• **DATASET EXTRACT**
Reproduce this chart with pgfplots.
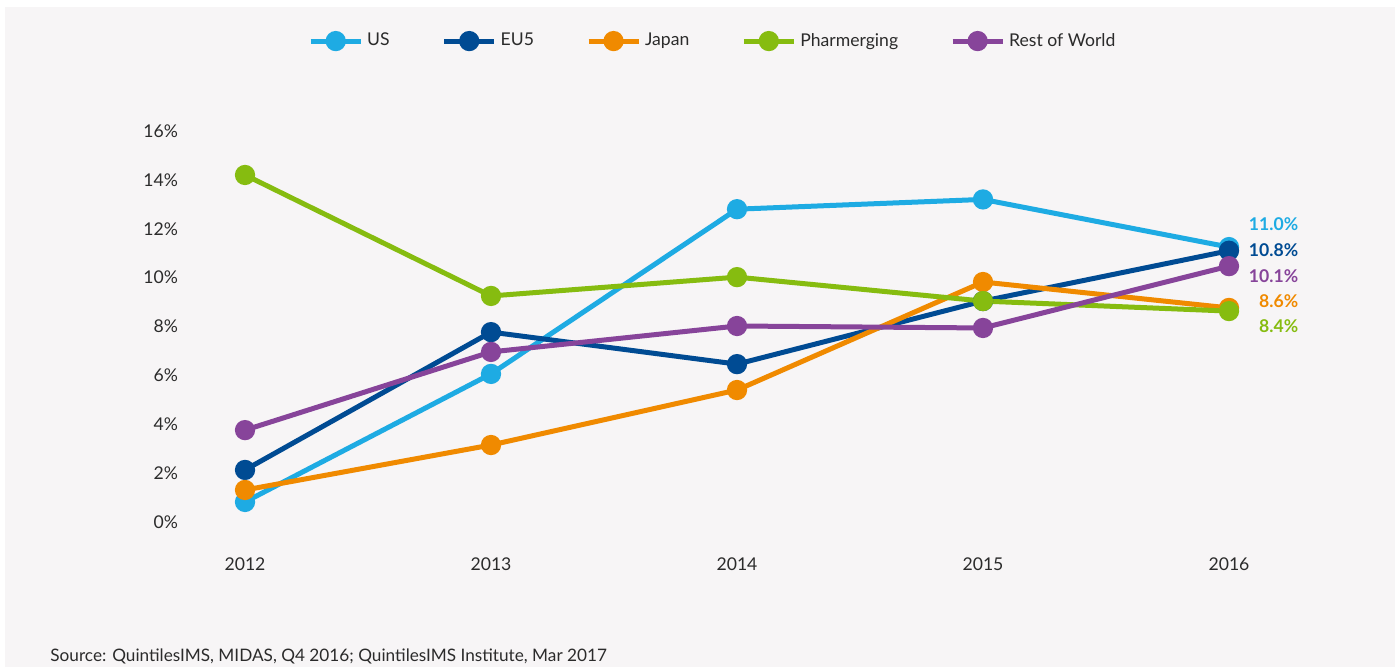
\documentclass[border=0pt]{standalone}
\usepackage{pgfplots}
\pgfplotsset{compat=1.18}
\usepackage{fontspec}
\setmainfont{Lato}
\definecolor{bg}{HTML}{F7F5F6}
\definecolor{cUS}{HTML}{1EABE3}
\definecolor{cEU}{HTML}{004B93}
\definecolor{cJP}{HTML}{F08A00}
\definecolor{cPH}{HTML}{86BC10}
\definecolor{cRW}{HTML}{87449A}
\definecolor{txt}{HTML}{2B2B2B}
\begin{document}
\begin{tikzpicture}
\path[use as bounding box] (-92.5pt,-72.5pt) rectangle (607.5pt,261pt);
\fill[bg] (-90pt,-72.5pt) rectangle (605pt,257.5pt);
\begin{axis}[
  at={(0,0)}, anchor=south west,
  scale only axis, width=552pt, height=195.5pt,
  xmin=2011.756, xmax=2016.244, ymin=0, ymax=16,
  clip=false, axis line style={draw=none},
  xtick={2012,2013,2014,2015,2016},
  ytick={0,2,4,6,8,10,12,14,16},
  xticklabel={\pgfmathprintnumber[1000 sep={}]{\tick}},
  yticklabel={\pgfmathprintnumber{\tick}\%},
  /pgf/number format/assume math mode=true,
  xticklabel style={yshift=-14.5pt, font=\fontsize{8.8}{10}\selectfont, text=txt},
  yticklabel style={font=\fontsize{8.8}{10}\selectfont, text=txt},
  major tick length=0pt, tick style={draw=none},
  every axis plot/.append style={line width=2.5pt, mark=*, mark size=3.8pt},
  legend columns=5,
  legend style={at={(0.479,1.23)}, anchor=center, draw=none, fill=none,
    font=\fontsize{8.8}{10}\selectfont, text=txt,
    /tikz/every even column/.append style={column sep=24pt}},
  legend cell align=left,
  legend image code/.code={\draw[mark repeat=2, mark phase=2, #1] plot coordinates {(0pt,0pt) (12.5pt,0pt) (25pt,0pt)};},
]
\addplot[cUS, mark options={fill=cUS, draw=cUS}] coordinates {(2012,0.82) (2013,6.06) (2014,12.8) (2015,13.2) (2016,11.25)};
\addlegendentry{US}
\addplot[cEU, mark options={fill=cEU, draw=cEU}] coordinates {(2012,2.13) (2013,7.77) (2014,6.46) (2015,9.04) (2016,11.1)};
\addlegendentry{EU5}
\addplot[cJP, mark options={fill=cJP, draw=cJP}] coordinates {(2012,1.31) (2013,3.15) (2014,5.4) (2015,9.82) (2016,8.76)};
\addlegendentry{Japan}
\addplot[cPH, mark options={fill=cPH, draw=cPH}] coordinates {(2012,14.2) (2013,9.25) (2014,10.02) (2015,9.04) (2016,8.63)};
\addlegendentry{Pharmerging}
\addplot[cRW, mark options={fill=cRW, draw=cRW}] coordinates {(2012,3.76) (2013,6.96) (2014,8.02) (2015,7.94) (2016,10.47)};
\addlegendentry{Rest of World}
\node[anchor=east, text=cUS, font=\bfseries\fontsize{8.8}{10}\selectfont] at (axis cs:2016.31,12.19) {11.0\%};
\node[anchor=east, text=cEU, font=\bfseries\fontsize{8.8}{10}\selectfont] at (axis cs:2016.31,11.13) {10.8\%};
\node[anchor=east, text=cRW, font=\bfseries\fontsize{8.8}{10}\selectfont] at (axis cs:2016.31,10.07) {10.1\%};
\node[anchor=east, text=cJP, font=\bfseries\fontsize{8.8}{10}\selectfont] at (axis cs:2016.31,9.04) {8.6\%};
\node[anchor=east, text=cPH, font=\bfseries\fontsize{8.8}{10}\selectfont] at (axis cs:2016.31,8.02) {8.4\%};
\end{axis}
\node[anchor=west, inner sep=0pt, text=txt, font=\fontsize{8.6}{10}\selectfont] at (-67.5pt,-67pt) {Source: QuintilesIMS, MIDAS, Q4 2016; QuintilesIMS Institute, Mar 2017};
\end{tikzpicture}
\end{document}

• **YOUR OBJECTIVE**
Make an exact copy of the data, leaving its pictures out.

• **SOLUTION**
Reproduce this chart with pgfplots.
\documentclass[border=0pt]{standalone}
\usepackage{pgfplots}
\pgfplotsset{compat=1.18}
\usepackage{fontspec}
\setmainfont{Lato}
\definecolor{bg}{HTML}{F7F5F6}
\definecolor{cUS}{HTML}{1EABE3}
\definecolor{cEU}{HTML}{004B93}
\definecolor{cJP}{HTML}{F08A00}
\definecolor{cPH}{HTML}{86BC10}
\definecolor{cRW}{HTML}{87449A}
\definecolor{txt}{HTML}{2B2B2B}
\begin{document}
\begin{tikzpicture}
\path[use as bounding box] (-92.5pt,-72.5pt) rectangle (607.5pt,261pt);
\fill[bg] (-90pt,-72.5pt) rectangle (605pt,257.5pt);
\begin{axis}[
  at={(0,0)}, anchor=south west,
  scale only axis, width=552pt, height=195.5pt,
  xmin=2011.756, xmax=2016.244, ymin=0, ymax=16,
  clip=false, axis line style={draw=none},
  xtick={2012,2013,2014,2015,2016},
  ytick={0,2,4,6,8,10,12,14,16},
  xticklabel={\pgfmathprintnumber[1000 sep={}]{\tick}},
  yticklabel={\pgfmathprintnumber{\tick}\%},
  /pgf/number format/assume math mode=true,
  xticklabel style={yshift=-14.5pt, font=\fontsize{8.8}{10}\selectfont, text=txt},
  yticklabel style={font=\fontsize{8.8}{10}\selectfont, text=txt},
  major tick length=0pt, tick style={draw=none},
  every axis plot/.append style={line width=2.5pt, mark=*, mark size=3.8pt},
  legend columns=5,
  legend style={at={(0.479,1.23)}, anchor=center, draw=none, fill=none,
    font=\fontsize{8.8}{10}\selectfont, text=txt,
    /tikz/every even column/.append style={column sep=24pt}},
  legend cell align=left,
  legend image code/.code={\draw[mark repeat=2, mark phase=2, #1] plot coordinates {(0pt,0pt) (12.5pt,0pt) (25pt,0pt)};},
]
\addplot[cUS, mark options={fill=cUS, draw=cUS}] coordinates {(2012,0.82) (2013,6.06) (2014,12.8) (2015,13.2) (2016,11.25)};
\addlegendentry{US}
\addplot[cEU, mark options={fill=cEU, draw=cEU}] coordinates {(2012,2.13) (2013,7.77) (2014,6.46) (2015,9.04) (2016,11.1)};
\addlegendentry{EU5}
\addplot[cJP, mark options={fill=cJP, draw=cJP}] coordinates {(2012,1.31) (2013,3.15) (2014,5.4) (2015,9.82) (2016,8.76)};
\addlegendentry{Japan}
\addplot[cPH, mark options={fill=cPH, draw=cPH}] coordinates {(2012,14.2) (2013,9.25) (2014,10.02) (2015,9.04) (2016,8.63)};
\addlegendentry{Pharmerging}
\addplot[cRW, mark options={fill=cRW, draw=cRW}] coordinates {(2012,3.76) (2013,6.96) (2014,8.02) (2015,7.94) (2016,10.47)};
\addlegendentry{Rest of World}
\node[anchor=east, text=cUS, font=\bfseries\fontsize{8.8}{10}\selectfont] at (axis cs:2016.31,12.19) {11.0\%};
\node[anchor=east, text=cEU, font=\bfseries\fontsize{8.8}{10}\selectfont] at (axis cs:2016.31,11.13) {10.8\%};
\node[anchor=east, text=cRW, font=\bfseries\fontsize{8.8}{10}\selectfont] at (axis cs:2016.31,10.07) {10.1\%};
\node[anchor=east, text=cJP, font=\bfseries\fontsize{8.8}{10}\selectfont] at (axis cs:2016.31,9.04) {8.6\%};
\node[anchor=east, text=cPH, font=\bfseries\fontsize{8.8}{10}\selectfont] at (axis cs:2016.31,8.02) {8.4\%};
\end{axis}
\node[anchor=west, inner sep=0pt, text=txt, font=\fontsize{8.6}{10}\selectfont] at (-67.5pt,-67pt) {Source: QuintilesIMS, MIDAS, Q4 2016; QuintilesIMS Institute, Mar 2017};
\end{tikzpicture}
\end{document}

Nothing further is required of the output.